# The passive case.#

We will consider the exact same situation as in the previous section but we will ask where the material that started in the bottom 20% of the domain ends up, as well as the material that started in the top 20%. For the moment, let us assume that there is no material between the materials at the bottom, the top, and the middle. The way to describe this situation is to simply add the following block of definitions to the parameter file (you can find the full parameter file in cookbooks/composition_passive/composition_passive.prm:

# This is the new part: We declare that there will
# be two compositional fields that will be
# advected along. Their initial conditions are given by
# a function that is one for the lowermost 0.2 height
# units of the domain and zero otherwise in the first case,
# and one in the top most 0.2 height units in the latter.
subsection Compositional fields
set Number of fields = 2
end

subsection Initial composition model
set Model name = function

subsection Function
set Variable names      = x,y
set Function expression = if(y<0.2, 1, 0) ; if(y>0.8, 1, 0)
end
end


Running this simulation yields results such as the ones shown in Fig. 28Fig. 33 where we show the values of the functions $$c_1(\mathbf x,t)$$ and $$c_2(\mathbf x,t)$$ at various times in the simulation. Because these fields were one only inside the lowermost and uppermost parts of the domain, zero everywhere else, and because they have simply been advected along with the flow field, the places where they are larger than one half indicate where material has been transported to so far.1

Fig. 33 shows one aspect of compositional fields that occasionally makes them difficult to use for very long time computations. The simulation shown here runs for 20 time units, where every cycle of the spreading center at the top moving left and right takes 4 time units, for a total of 5 such cycles. While this is certainly no short-term simulation, it is obviously visible in the figure that the interface between the materials has diffused over time.

Fig. 34 shows a zoom into the center of the domain at the final time of the simulation.
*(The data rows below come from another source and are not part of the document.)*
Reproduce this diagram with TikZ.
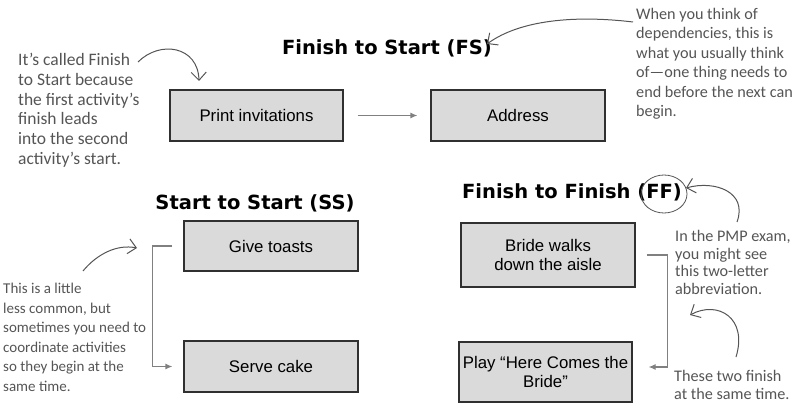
\documentclass[tikz,border=0pt]{standalone}
\usepackage{fontspec}
\setmainfont{Liberation Sans}
\newfontfamily\handfont{Carlito}
\newfontfamily\headfont{DejaVu Sans}
\usetikzlibrary{arrows.meta}
\definecolor{boxfill}{HTML}{DADADA}
\definecolor{boxline}{HTML}{303030}
\definecolor{linkgray}{HTML}{808080}
\definecolor{notegray}{HTML}{555555}

\begin{document}
\begin{tikzpicture}[x=1pt, y=-1pt,
  task/.style = {draw=boxline, fill=boxfill, line width=1.2pt, align=center,
    font=\fontsize{16.8}{19.5}\selectfont, inner sep=0pt},
  title/.style = {font=\headfont\fontsize{19.5}{22}\selectfont\bfseries, inner sep=0pt},
  note/.style = {font=\handfont\fontsize{16.2}{19.5}\selectfont, text=notegray,
    align=left, anchor=north west, inner sep=0pt},
  link/.style = {draw=linkgray, line width=1.2pt, -{Latex[length=7pt,width=6pt]}},
  hand/.style = {draw=notegray, line width=1pt, -{Straight Barb[length=8pt,width=15pt]}}]
  \useasboundingbox (0,0) rectangle (796,404);

  \node[title] (fs) at (387,48) {Finish to Start (FS)};
  \node[title] (ss) at (255,203) {Start to Start (SS)};
  \node[title] (ff) at (572,192) {Finish to Finish (FF)};

  \node[task, minimum width=173pt, minimum height=51pt] (print) at (256.5,115.5) {Print invitations};
  \node[task, minimum width=174pt, minimum height=51pt] (addr) at (518,115.5) {Address};
  \node[task, minimum width=174pt, minimum height=50pt] (toast) at (271,246) {Give toasts};
  \node[task, minimum width=174pt, minimum height=51pt] (cake) at (271,366.5) {Serve cake};
  \node[task, minimum width=174pt, minimum height=64pt] (bride) at (548,255) {Bride walks\\down the aisle};
  \node[task, minimum width=173pt, minimum height=60pt] (play) at (545.5,372) {Play “Here Comes the\\Bride”};

  \draw[link, shorten <=14pt, shorten >=13pt] (print) -- (addr);
  \draw[link, shorten <=11pt, shorten >=11pt] (toast.west) -- ++(-31,0) |- (cake.west);
  \draw[link, shorten <=11pt, shorten >=16pt] (bride.east) -- ++(32,0) |- ([yshift=5pt]play.east);

  \draw[draw=notegray, line width=0.8pt] (664,194) ellipse (23pt and 19pt);

  \node[note, font=\handfont\fontsize{17.5}{19.8}\selectfont] (n1) at (18,53) {It’s called Finish\\to Start because\\the first activity’s\\finish leads\\into the second\\activity’s start.};
  \node[note] (n2) at (636,8) {When you think of\\dependencies, this is\\what you usually think\\of—one thing needs to\\end before the next can\\begin.};
  \node[note, font=\handfont\fontsize{16.2}{17.7}\selectfont] (n3) at (675,230) {In the PMP exam,\\you might see\\this two-letter\\abbreviation.};
  \node[note, font=\handfont\fontsize{16.2}{18}\selectfont] (n4) at (674,370) {These two finish\\at the same time.};
  \node[note, font=\handfont\fontsize{15}{19.5}\selectfont] (n5) at (3,283) {This is a little\\less common, but\\sometimes you need to\\coordinate activities\\so they begin at the\\same time.};

  \coordinate (t1) at (199,81);
  \coordinate (t2) at (487,44);
  \coordinate (t3) at (686,188);
  \coordinate (t4) at (690,315);
  \coordinate (t5) at (137,248);
  \draw[hand] (138,62) .. controls (160,40) and (198,46) .. (t1);
  \draw[hand] (633,22) .. controls (575,15) and (520,20) .. (t2);
  \draw[hand] (737,222) .. controls (748,192) and (715,180) .. (t3);
  \draw[hand] (736,357) .. controls (748,318) and (718,300) .. (t4);
  \draw[hand] (83,271) .. controls (97,254) and (117,244) .. (t5);
\end{tikzpicture}
\end{document}
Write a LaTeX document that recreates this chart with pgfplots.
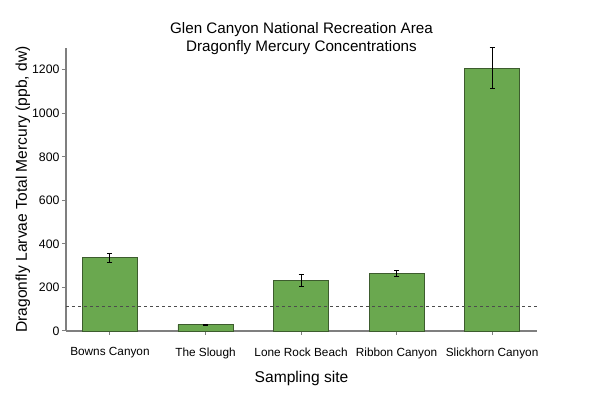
\documentclass[border=0pt]{standalone}
\usepackage{pgfplots}
\pgfplotsset{compat=1.18}
\usepackage{fontspec}
\setmainfont{Liberation Sans}
\definecolor{barfill}{HTML}{6AA84F}
\definecolor{baredge}{HTML}{3D5C2E}
\definecolor{axgray}{HTML}{7F7F7F}
\begin{document}
\begin{tikzpicture}
\begin{axis}[
  at={(0,0)}, anchor=south west,
  scale only axis, width=471pt, height=283pt,
  xmin=-0.46, xmax=4.47, ymin=0, ymax=1300,
  axis x line*=bottom, axis y line*=left,
  axis line style={axgray, line width=1.2pt},
  xtick={0,1,2,3,4},
  xticklabels={Bowns Canyon, The Slough, Lone Rock Beach, Ribbon Canyon, Slickhorn Canyon},
  ytick={0,200,400,600,800,1000,1200},
  tick style={axgray, line width=1pt},
  tick align=outside, major tick length=4pt,
  xticklabel style={font=\fontsize{11.8}{13}\selectfont, yshift=-9pt},
  yticklabel style={font=\fontsize{12.3}{13}\selectfont, xshift=1pt},
  /pgf/number format/assume math mode=true,
  /pgf/number format/1000 sep={},
  xlabel={Sampling site},
  ylabel={Dragonfly Larvae Total Mercury (ppb, dw)},
  label style={font=\fontsize{15.6}{17}\selectfont},
  xlabel style={yshift=-6pt},
  ylabel style={yshift=-5pt},
  clip=false,
]
\addplot[ybar, bar width=55pt, fill=barfill, draw=baredge, line width=0.8pt,
  error bars/.cd, y dir=both, y explicit,
  error bar style={black, line width=0.9pt},
  error mark options={rotate=90, mark size=2.5pt, black, line width=0.9pt}]
  coordinates {
  (0,337) +- (0,21)
  (1,29) +- (0,3)
  (2,233) +- (0,29)
  (3,263) +- (0,13)
  (4,1208) +- (0,94)
  };
\addplot[dashed, black!70, line width=0.8pt] coordinates {(-0.46,115) (4.47,115)};
\node[font=\fontsize{15.2}{17}\selectfont, anchor=base] at (rel axis cs:0.5,1) [yshift=14pt] {Glen Canyon National Recreation Area};
\node[font=\fontsize{15.2}{17}\selectfont, anchor=base] at (rel axis cs:0.5,1) [yshift=-4pt] {Dragonfly Mercury Concentrations};
\end{axis}
\path[use as bounding box] (-66pt,-67pt) rectangle (534pt,331pt);
\end{tikzpicture}
\end{document}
The figure only shows values that are larger than 0.5, and it looks like the transition from red or blue to the edge of the shown region is no wider than 3 cells. This means that the computation is not overly diffusive but it is nevertheless true that this method has difficulty following long and thin filaments2. This is an area in which may see improvements in the future.

A different way of looking at the quality of compositional fields as opposed to particles is to ask whether they conserve mass. In the current context, the mass contained in the $$i$$th compositional field is $$m_i(t)=\int_\Omega c_i(\mathbf x,t)$$. This can easily be achieve in the following way, by adding the composition statistics postprocessor:

subsection Postprocess
set List of postprocessors = visualization, temperature statistics, composition statistics
end


While the scheme we use to advect the compositional fields is not strictly conservative, it is almost perfectly so in practice. For example, in the computations shown in this section (using two additional global mesh refinements over the settings in the parameter file cookbooks/composition_passive/composition_passive.prm), Fig. 35 shows the maximal and minimal values of the first compositional fields over time, along with the mass $$m_1(t)$$ (these are all tabulated in columns of the statistics file, see Overview and Visualizing statistical data). While the maximum and minimum fluctuate slightly due to the instability of the finite element method in resolving discontinuous functions, the mass appears stable at a value of 0.403646 (the exact value, namely the area that was initially filled by each material, is 0.4; the difference is a result of the fact that we can’t exactly represent the step function on our mesh with the finite element space). In fact, the maximal difference in this value between time steps 1 and 500 is only $$1.1\times 10^{-6}$$. In other words, these numbers show that the compositional field approach is almost exactly mass conservative.

1

Of course, this interpretation suggests that we could have achieved the same goal by encoding everything into a single function – that would, for example, have had initial values one, zero and minus one in the three parts of the domain we are interested in.

2

We note that this is no different for particles where the position of particles has to be integrated over time and is subject to numerical error. In simulations, their location is therefore not the exact one but also subject to a diffusive process resulting from numerical inaccuracies. Furthermore, in long thin filaments, the number of particles per cell often becomes too small and new particles have to be inserted; their properties are then interpolated from the surrounding particles, a process that also incurs a smoothing penalty.